Solar Orbiter will carry 10 state-of-the-art instruments. Remote sensing payloads will perform high-resolution imaging of the Sun’s atmosphere — the corona — as well as the solar disk. Other instruments will measure the solar wind and the solar magnetic fields in the vicinity of the orbiter. This will give us unprecedented insight into how the Sun works, and how we can better predict periods of stormy space weather, which are related to coronal mass ejections (CMEs) that the Sun throws towards Earth from time to time.

UK scientists were instrumental in proposing the Solar Orbiter mission to ESA. The UK Space Agency provided funding for four of the ten scientific instruments on board the spacecraft. Imperial College London, the Science and Technology Facilities Council’s RAL Space and UCL led international teams to design and build three instruments, while UCL also contributed to the fourth.

Chris Lee, Chief Scientist at the UK Space Agency, said:

“Solar Orbiter is the most important UK space science mission for a generation, both because of its leading roles for UK science and industry but also because of the crucial information it will give us about living near a star like the Sun. It has never been more important to understand this interaction because of the impact space weather can have on our satellite enabled economy.”

Solar Orbiter, which will take just under two years to reach its initial operational orbit, will follow in the footsteps of NASA’s Solar Parker Probe, which launched in 2018. The two missions will offer complementary perspectives of the Sun — Parker Solar Probe will travel through the Sun’s atmosphere, while Solar Orbiter will observe the surface.
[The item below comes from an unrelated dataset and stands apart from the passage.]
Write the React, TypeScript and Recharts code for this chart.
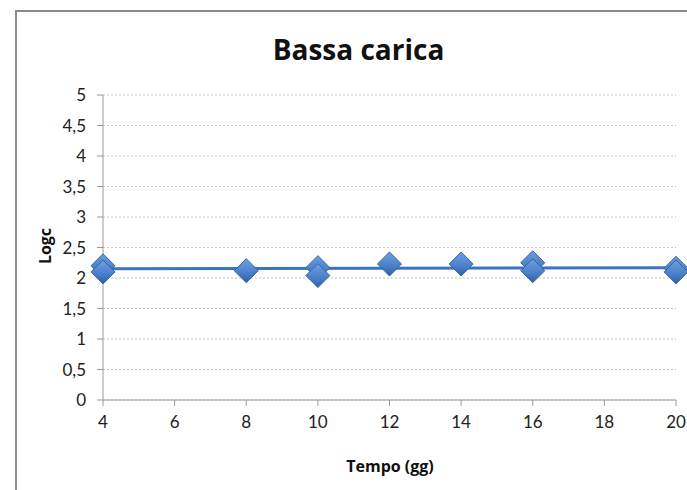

Engineers at Airbus have designed and built the spacecraft to withstand the scorching heat from the Sun that will hit one side, while the other is frozen as the orbit keeps it in shadow. The design is based on ESA’s BepiColombo mission to Mercury, the closest planet to the Sun, which launched in 2018 with significant involvement from UK engineers and scientists.

Ian Walters, Airbus’ Solar Orbiter project manager, said:

“Solar Orbiter has been one of the most challenging and exciting missions we have ever designed and built here at Stevenage. Not only have we engineered a spacecraft that can withstand the intense solar radiation that is 13 times more powerful than that in Earth’s orbit, we have also made it virtually invisible to its sensors so that it can take accurate measurements to enable a step change in the understanding of the Sun.”

The UK’s space sector is going from strength to strength, employing around 42,000 people and carrying out world-class science while growing the economy. The UK continues to be a leading member of ESA, which is independent of the EU.

Gareth Bethell
UK Space Agency

UK involvement:
UK teams from UCL, Imperial College London and the Science and Technology Facilities Council’s RAL Space are involved in 4 out of the 10 instruments. The UK Space Agency is funding the UK involvement.

* SWA (Solar Wind Analyser) uses three sensors and a processing unit to measure the different elements of the solar wind and characterise their behaviour under different solar conditions. As Principal Investigator institution, UCL Mullard Space Science Laboratory (UCL MSSL) led the development of this instrument suite and built one of the sensors.

* MAG (Magnetometer) comprises two sensors located on a deployable boom in the shadow behind the spacecraft body. It measures the interplanetary magnetic field local to the spacecraft: this magnetic field controls the behaviour of all the particles in interplanetary space. The instrument was developed and built at Imperial College London.

* EUI (Extreme Ultraviolet Imager) is a suite of imaging telescopes that will provide images of the hot and cold layers of the solar atmosphere and of the solar corona showing the dynamics in fine detail and providing the link between the solar surface and outer corona. UCL MSSL is a Co-Investigator for this instrument.

* SPICE (Spectral Imaging of the Coronal Environment) is a telescope with a grating spectrograph and two active pixel sensor detectors that will provide images of the solar disk and corona. SPICE will be able to study features both on the surface and out in the corona and to look at the connection between them. RAL Space leads an ESA funded consortium that developed and built this instrument. The UK Space Agency contributed one of the subsystems to SPICE.

Mission facts:
The mission orbit is designed to be synchronous with the Sun’s rotation, providing long duration observations for the first time. This will enable the mission to observe the build-up of events such as solar storms.

The instruments on board will undertake remote sensing observations of solar features and in situ measurements of the solar wind bombarding the spacecraft. This combination of remote and in situ instruments will enable in-depth studies of the close link between the origin of solar features such as solar eruptions and their emergence into space. This unique mission could provide major breakthroughs in our understanding of how the inner solar system works and is driven by the solar activity.

The three-axis stabilised design of the spacecraft is being developed to withstand the scorching heat from the Sun that will hit one side and the cold of space on the opposite side which will usually be in shadow.

Solar Orbiter is managed and financed mainly by ESA with strong international collaboration with NASA as part of the International Living with a Star initiative.